> [What the task asks]
Retype word for word the first line of the listing and each line after it up to the line with "import * as", with the pictures taken out.

-----

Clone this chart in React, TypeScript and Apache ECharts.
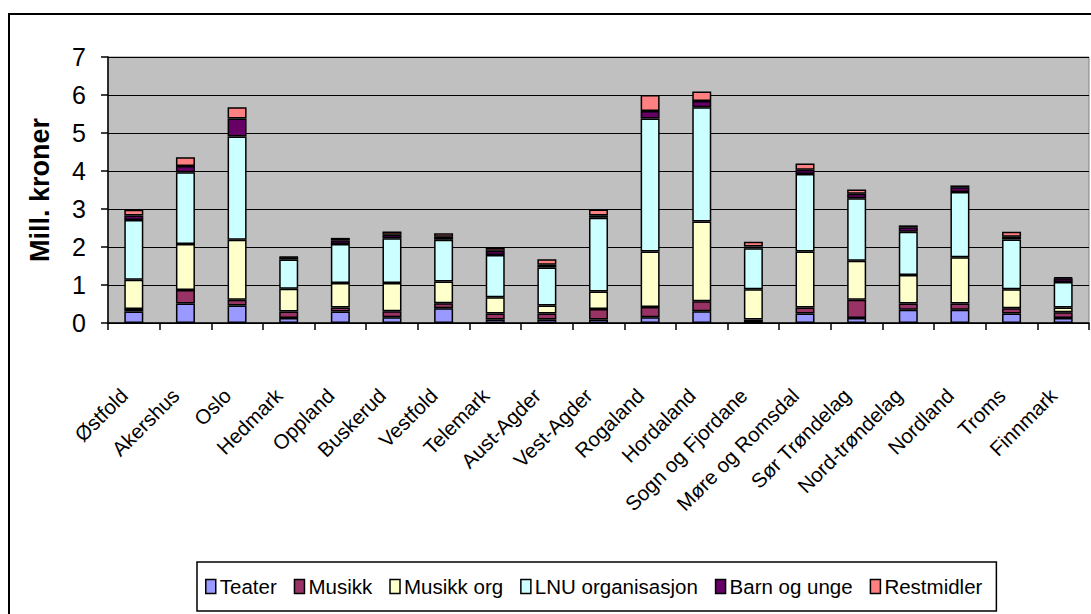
import React, { useEffect, useRef } from "react";
import * as echarts from "echarts";

const categories = ["Østfold","Akershus","Oslo","Hedmark","Oppland","Buskerud","Vestfold","Telemark","Aust-Agder","Vest-Agder","Rogaland","Hordaland","Sogn og Fjordane","Møre og Romsdal","Sør Trøndelag","Nord-trøndelag","Nordland","Troms","Finnmark"];
const teater =     [0.30,0.51,0.46,0.13,0.30,0.15,0.39,0.09,0.09,0.09,0.15,0.31,0.02,0.25,0.13,0.35,0.35,0.25,0.13];
const musikk =     [0.07,0.36,0.15,0.17,0.11,0.16,0.13,0.16,0.16,0.28,0.27,0.26,0.07,0.16,0.48,0.16,0.16,0.14,0.15];
const musikkOrg =  [0.77,1.21,1.58,0.60,0.64,0.74,0.57,0.43,0.21,0.46,1.46,2.10,0.80,1.47,1.03,0.75,1.22,0.50,0.13];
const lnu =        [1.57,1.89,2.72,0.77,1.03,1.18,1.10,1.11,1.00,1.94,3.50,3.01,1.08,2.04,1.64,1.14,1.72,1.31,0.67];
const barnOgUnge = [0.12,0.16,0.47,0.06,0.10,0.09,0.08,0.11,0.07,0.06,0.20,0.16,0.04,0.11,0.12,0.12,0.12,0.07,0.10];
const restmidler = [0.15,0.23,0.30,0.01,0.06,0.09,0.09,0.09,0.15,0.16,0.42,0.25,0.13,0.17,0.11,0.05,0.05,0.13,0.02];
const yTicks = [0,1,2,3,4,5,6,7];

const seriesDefs = [
  { name: "Teater", data: teater, color: "#9999FF" },
  { name: "Musikk", data: musikk, color: "#993366" },
  { name: "Musikk org", data: musikkOrg, color: "#FFFFCC" },
  { name: "LNU organisasjon", data: lnu, color: "#CCFFFF" },
  { name: "Barn og unge", data: barnOgUnge, color: "#660066" },
  { name: "Restmidler", data: restmidler, color: "#FF8080" },
];

const FONT = "'Liberation Sans', Arial, sans-serif";

export default function App() {
  const ref = useRef<HTMLDivElement>(null);
  useEffect(() => {
    const chart = echarts.init(ref.current!, undefined, { renderer: "svg" });
    chart.setOption({
      animation: false,
      backgroundColor: "#fff",
      graphic: [
        { type: "rect", shape: { x: 9, y: 14, width: 1200, height: 800 }, style: { fill: "none", stroke: "#000", lineWidth: 2 }, z: 100 },
      ],
      grid: { left: 108, right: 2, top: 57, bottom: 291, show: true, backgroundColor: "#C0C0C0", borderColor: "#808080", borderWidth: 1 },
      legend: {
        left: 197, top: 562,
        itemWidth: 10, itemHeight: 14, itemGap: 17,
        padding: [14, 14, 14, 8],
        borderColor: "#000", borderWidth: 1.5,
        icon: "rect",
        textStyle: { fontFamily: FONT, fontSize: 20.5, color: "#000", padding: [0, 0, 0, -1] },
        itemStyle: { borderColor: "#000", borderWidth: 1.5 },
        data: seriesDefs.map(s => s.name),
      },
      xAxis: {
        type: "category",
        data: categories,
        axisLine: { lineStyle: { color: "#000", width: 1.5 } },
        axisTick: { show: true, length: 7, lineStyle: { color: "#000", width: 1.5 } },
        axisLabel: { rotate: 45, margin: 59, interval: 0, fontFamily: FONT, fontSize: 20.5, color: "#000", padding: [0, 14, 0, 0] },
      },
      yAxis: {
        type: "value",
        min: 0, max: 7, interval: 1,
        name: "Mill. kroner",
        nameLocation: "middle",
        nameGap: 55,
        nameTextStyle: { fontFamily: FONT, fontSize: 27, fontWeight: "bold", color: "#000" },
        axisLine: { show: true, lineStyle: { color: "#000", width: 1.5 } },
        axisTick: { show: true, length: 7, lineStyle: { color: "#000", width: 1.5 } },
        axisLabel: { margin: 22, fontFamily: FONT, fontSize: 25, color: "#000", formatter: (v: number) => yTicks.includes(v) ? String(v) : "" },
        splitLine: { show: true, lineStyle: { color: "#000", width: 1.2 } },
      },
      series: seriesDefs.map(s => ({
        name: s.name,
        type: "bar",
        stack: "total",
        data: s.data,
        barWidth: 19,
        itemStyle: { color: s.color, borderColor: "#000", borderWidth: 1.5 },
      })),
    });
    return () => chart.dispose();
  }, []);
  return <div ref={ref} style={{ width: 1091, height: 614, position: "absolute", left: 0, top: 0 }} />;
}
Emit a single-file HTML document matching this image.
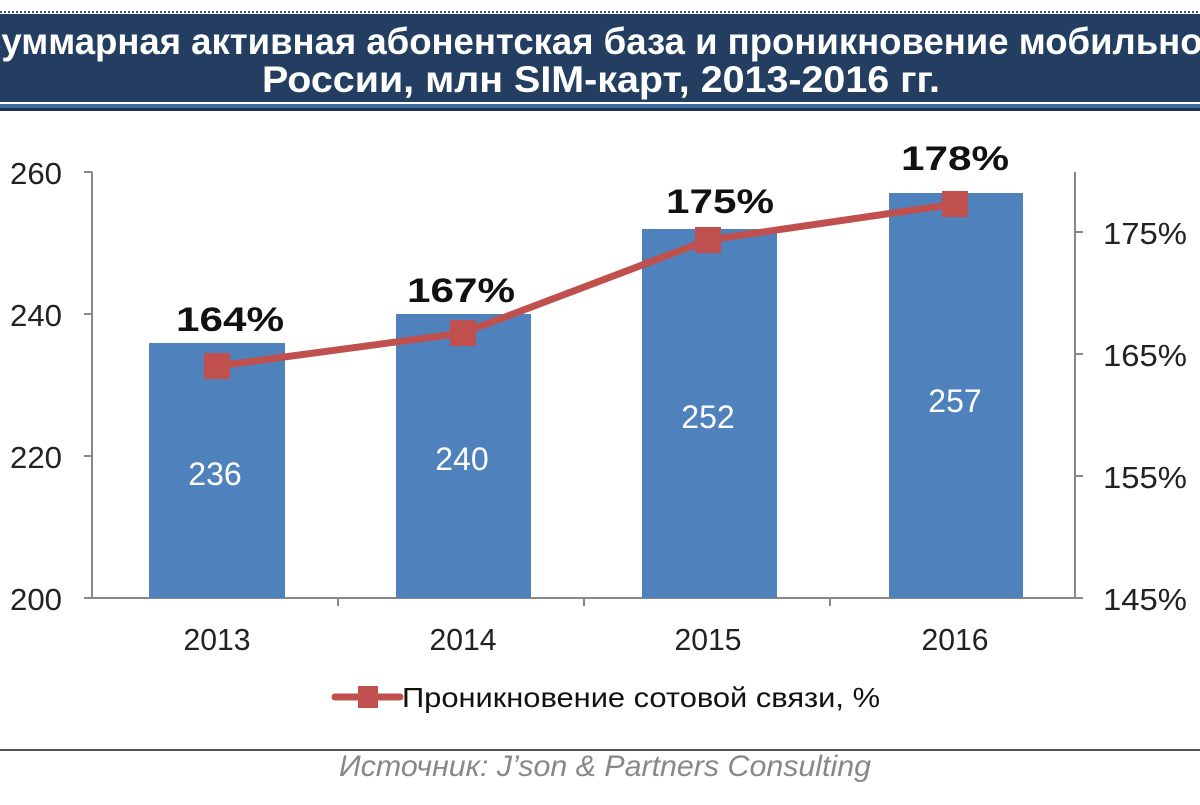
<!DOCTYPE html>
<html><head><meta charset="utf-8"><style>
body{margin:0;width:1200px;height:800px;background:#fff;overflow:hidden;font-family:"Liberation Sans","DejaVu Sans",sans-serif}
</style></head><body>
<svg width="1200" height="800" xmlns="http://www.w3.org/2000/svg" font-family="Liberation Sans, DejaVu Sans, sans-serif">
<line x1="0" y1="12" x2="1200" y2="12" stroke="#3a5a80" stroke-width="2" stroke-dasharray="2,2"/>
<rect x="0" y="14" width="1200" height="88" fill="#233e61"/>
<rect x="0" y="104" width="1200" height="4" fill="#3d6a9e"/>
<rect x="0" y="108" width="1200" height="3" fill="#1c3352"/>
<text x="600" y="54" fill="#fff" font-size="37" font-weight="bold" text-anchor="middle" textLength="1250" lengthAdjust="spacingAndGlyphs">Суммарная активная абонентская база и проникновение мобильной</text>
<text x="601" y="92" fill="#fff" font-size="37" font-weight="bold" text-anchor="middle" textLength="678" lengthAdjust="spacingAndGlyphs">России, млн SIM-карт, 2013-2016 гг.</text>
<g stroke="#888" stroke-width="2">
<line x1="92" y1="172" x2="92" y2="598"/>
<line x1="92" y1="598" x2="1075" y2="598"/>
<line x1="1075" y1="172" x2="1075" y2="598"/>
<line x1="84" y1="172" x2="92" y2="172"/><line x1="84" y1="314" x2="92" y2="314"/><line x1="84" y1="456" x2="92" y2="456"/><line x1="84" y1="598" x2="92" y2="598"/>
<line x1="1075" y1="232" x2="1083" y2="232"/><line x1="1075" y1="354" x2="1083" y2="354"/><line x1="1075" y1="476" x2="1083" y2="476"/><line x1="1075" y1="598" x2="1083" y2="598"/>
<line x1="338" y1="598" x2="338" y2="606"/><line x1="584" y1="598" x2="584" y2="606"/><line x1="830" y1="598" x2="830" y2="606"/>
</g>
<g fill="#222" font-size="31">
<text x="62" y="184" text-anchor="end" textLength="52" lengthAdjust="spacingAndGlyphs">260</text><text x="62" y="326" text-anchor="end" textLength="52" lengthAdjust="spacingAndGlyphs">240</text><text x="62" y="468" text-anchor="end" textLength="52" lengthAdjust="spacingAndGlyphs">220</text><text x="62" y="610" text-anchor="end" textLength="52" lengthAdjust="spacingAndGlyphs">200</text>
<text x="1103" y="244" textLength="84" lengthAdjust="spacingAndGlyphs">175%</text><text x="1103" y="366" textLength="84" lengthAdjust="spacingAndGlyphs">165%</text><text x="1103" y="488" textLength="84" lengthAdjust="spacingAndGlyphs">155%</text><text x="1103" y="610" textLength="84" lengthAdjust="spacingAndGlyphs">145%</text>
<text x="217" y="650" text-anchor="middle" textLength="67" lengthAdjust="spacingAndGlyphs">2013</text><text x="463" y="650" text-anchor="middle" textLength="67" lengthAdjust="spacingAndGlyphs">2014</text><text x="708" y="650" text-anchor="middle" textLength="67" lengthAdjust="spacingAndGlyphs">2015</text><text x="955" y="650" text-anchor="middle" textLength="67" lengthAdjust="spacingAndGlyphs">2016</text>
</g>
<g fill="#4f81bd">
<rect x="149" y="343" width="136" height="255"/><rect x="396" y="314" width="135" height="284"/><rect x="642" y="229" width="135" height="369"/><rect x="889" y="193" width="134" height="405"/>
</g>
<g fill="#fff" font-size="32" text-anchor="middle">
<text x="215" y="485">236</text><text x="462" y="470">240</text><text x="708" y="428">252</text><text x="955" y="412">257</text>
</g>
<polyline points="217,366 463,333 708,240 955,204" fill="none" stroke="#c0504d" stroke-width="7" stroke-linejoin="round"/>
<g fill="#c0504d">
<rect x="204" y="353" width="26" height="26"/><rect x="450" y="320" width="26" height="26"/><rect x="695" y="227" width="26" height="26"/><rect x="942" y="191" width="26" height="26"/>
</g>
<g fill="#111" font-size="34" font-weight="bold" text-anchor="middle">
<text x="230" y="331" textLength="108" lengthAdjust="spacingAndGlyphs">164%</text><text x="461" y="302" textLength="108" lengthAdjust="spacingAndGlyphs">167%</text><text x="720" y="213" textLength="108" lengthAdjust="spacingAndGlyphs">175%</text><text x="955" y="170" textLength="108" lengthAdjust="spacingAndGlyphs">178%</text>
</g>
<line x1="335" y1="697" x2="400" y2="697" stroke="#c0504d" stroke-width="7" stroke-linecap="round"/>
<rect x="358" y="686" width="20" height="22" fill="#c0504d"/>
<text x="402" y="707" font-size="28" fill="#111" textLength="478" lengthAdjust="spacingAndGlyphs">Проникновение сотовой связи,  %</text>
<line x1="0" y1="750" x2="1200" y2="750" stroke="#555" stroke-width="2"/>
<text x="605" y="776" font-size="30" font-style="italic" fill="#888" text-anchor="middle" textLength="532" lengthAdjust="spacingAndGlyphs">Источник: J’son &amp; Partners Consulting</text>
</svg>
</body></html>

-----

> [Task answer]
Clone this chart in React, TypeScript and Apache ECharts.
import React, { useEffect, useRef } from "react";
import * as echarts from "echarts";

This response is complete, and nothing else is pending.